Элин передала Эрленду листок бумаги. Знакомые строчки, он уже видел их вчера, в кевлавикской библиотеке.
«Услышь, Боже, голос мой в молитве моей».
12
Вернувшись вечером домой, Эрленд нашел на пороге свою дочь, Еву Линд. Она спала, прислонившись к закрытой двери квартиры. Эрленд позвал ее по имени, попытался разбудить. То ли спит, то ли под кайфом, непонятно, но на звуки не реагирует. В итоге он открыл дверь, взял дочь на руки и занес внутрь. Дышит нормально, пусть тогда полежит на диване в гостиной. Пульс тоже в порядке. Эрленд долго сидел рядом и смотрел на нее. Что же делать? Очень хочется отнести ее в ванную и вымыть — несет от нее за версту, руки черные, волосы тоже в какой-то грязи.

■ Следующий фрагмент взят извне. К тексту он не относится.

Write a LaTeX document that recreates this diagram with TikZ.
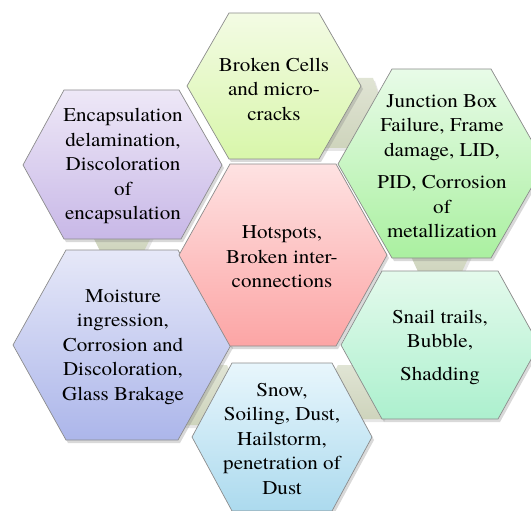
\documentclass[tikz,border=0pt]{standalone}
\usepackage{fontspec}
\setmainfont{texgyretermes}[Extension=.otf,UprightFont=*-regular,FakeStretch=1.08]
\usetikzlibrary{shadows}
\definecolor{pinkA}{RGB}{254,226,226}\definecolor{pinkB}{RGB}{252,165,165}
\definecolor{limeA}{RGB}{243,251,228}\definecolor{limeB}{RGB}{216,246,170}
\definecolor{lilaA}{RGB}{238,232,247}\definecolor{lilaB}{RGB}{200,184,231}
\definecolor{leafA}{RGB}{232,251,232}\definecolor{leafB}{RGB}{170,240,160}
\definecolor{mintA}{RGB}{228,250,236}\definecolor{mintB}{RGB}{172,240,206}
\definecolor{skyA}{RGB}{232,246,252}\definecolor{skyB}{RGB}{172,218,238}
\definecolor{blueA}{RGB}{230,232,248}\definecolor{blueB}{RGB}{172,182,234}
\definecolor{khakiA}{RGB}{224,228,212}\definecolor{khakiB}{RGB}{206,212,188}
\begin{document}
\begin{tikzpicture}[x=1pt,y=-1pt,
    hexa/.style={draw=black!45,line width=0.7pt,
      drop shadow={shadow xshift=2pt,shadow yshift=-3pt,opacity=0.3}},
    link/.style={draw=none,top color=khakiA,bottom color=khakiB,
      drop shadow={shadow xshift=2pt,shadow yshift=-3pt,opacity=0.2}},
    txt/.style={align=center,inner sep=0pt,font=\rmfamily\fontsize{19.5}{24.5}\selectfont}]
  \useasboundingbox (0,0) rectangle (531,511);
  %raccordi
  \path[link] (317,78) -- (373,78) -- (385,113) -- (373,148) -- (317,148) -- (305,113) -- cycle;
  \path[link] (420,224) -- (460,224) -- (472,250) -- (460,276) -- (420,276) -- (408,250) -- cycle;
  \path[link] (338,365) -- (382,365) -- (396,392) -- (382,419) -- (338,419) -- (324,392) -- cycle;
  \path[link] (183,365) -- (227,365) -- (241,395) -- (227,425) -- (183,425) -- (169,395) -- cycle;
  \path[link] (100,219) -- (144,219) -- (152,235) -- (144,251) -- (100,251) -- (92,235) -- cycle;
  %esagoni
  \path[hexa,top color=limeA,bottom color=limeB] (229,13) -- (319,13) -- (361,86) -- (319,159) -- (229,159) -- (187,86) -- cycle;
  \path[hexa,top color=lilaA,bottom color=lilaB] (64,90) -- (179,90) -- (222,165) -- (181,239) -- (64,239) -- (23,165) -- cycle;
  \path[hexa,top color=leafA,bottom color=leafB] (392,69) -- (491,69) -- (545,164) -- (491,258) -- (392,258) -- (338,164) -- cycle;
  \path[hexa,top color=mintA,bottom color=mintB] (382,271) -- (498,271) -- (539,345) -- (498,419) -- (382,419) -- (341,345) -- cycle;
  \path[hexa,top color=skyA,bottom color=skyB] (232,363) -- (332,363) -- (372,437) -- (332,511) -- (232,511) -- (192,437) -- cycle;
  \path[hexa,top color=blueA,bottom color=blueB] (66,250) -- (178,250) -- (231,345) -- (178,440) -- (66,440) -- (13,345) -- cycle;
  \path[hexa,top color=pinkA,bottom color=pinkB] (230,164) -- (336,164) -- (387,255) -- (336,346) -- (230,346) -- (179,255) -- cycle;
  %testi
  \node[txt] (hot) at (282,257) {Hotspots,\\Broken inter-\\connections};
  \node[txt] (cells) at (274,89) {Broken Cells\\and micro-\\cracks};
  \node[txt] (encaps) at (123,166) {Encapsulation\\delamination,\\Discoloration\\of\\encapsulation};
  \node[txt] (junction) at (442,166) {Junction Box\\Failure, Frame\\damage, LID,\\[8pt]PID, Corrosion\\of\\metallization};
  \node[txt] (snail) at (440,347) {Snail trails,\\Bubble,\\[8pt]Shadding};
  \node[txt] (snow) at (282,439) {Snow,\\Soiling, Dust,\\Hailstorm,\\penetration of\\Dust};
  \node[txt] (moisture) at (123,347) {Moisture\\ingression,\\Corrosion and\\Discoloration,\\Glass Brakage};
\end{tikzpicture}
\end{document}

— Где же тебя носило? — пробормотал Эрленд, ничего не решил и так и остался сидеть в кресле рядом с ней, в плаще и шляпе, думал о дочери.
На следующее утро — он так и заснул в кресле — Ева Линд пришла его будить, просыпаться он не хотел — надо было попробовать удержать в памяти обрывки снов, тех же самых, что беспокоили его прошлой ночью. Он точно знал — это был тот же сон, но никак не мог запомнить, ухватить. Все, что оставалось в голове наутро, — неясное чувство беспокойства.
Нет еще восьми утра, за окном — черным-черно. Воет тот же осенний ветер, по окнам барабанит тот же дождь. А это что? Ба! Да это же запах кофе доносится из кухни! А это что? Ба, да не иначе кто-то принимал ванну, какой влажный воздух. Эрленд раскрыл глаза — на Еве Линд его рубашка и старые джинсы, туго перевязаны ремнем, иначе свалятся с ее талии. Чистая, вымытая, босая.
— Ну у тебя вчера и видок был, скажу я тебе.
Ой, ну зачем я так, какого черта. Впрочем, оставим манеры, я с ней давно уже иначе и не разговариваю.
— Я приняла важное решение, — сказала Ева Линд, отправляясь на кухню. — Произвести тебя в дедушки. Будем звать тебя дедуля Эрленд.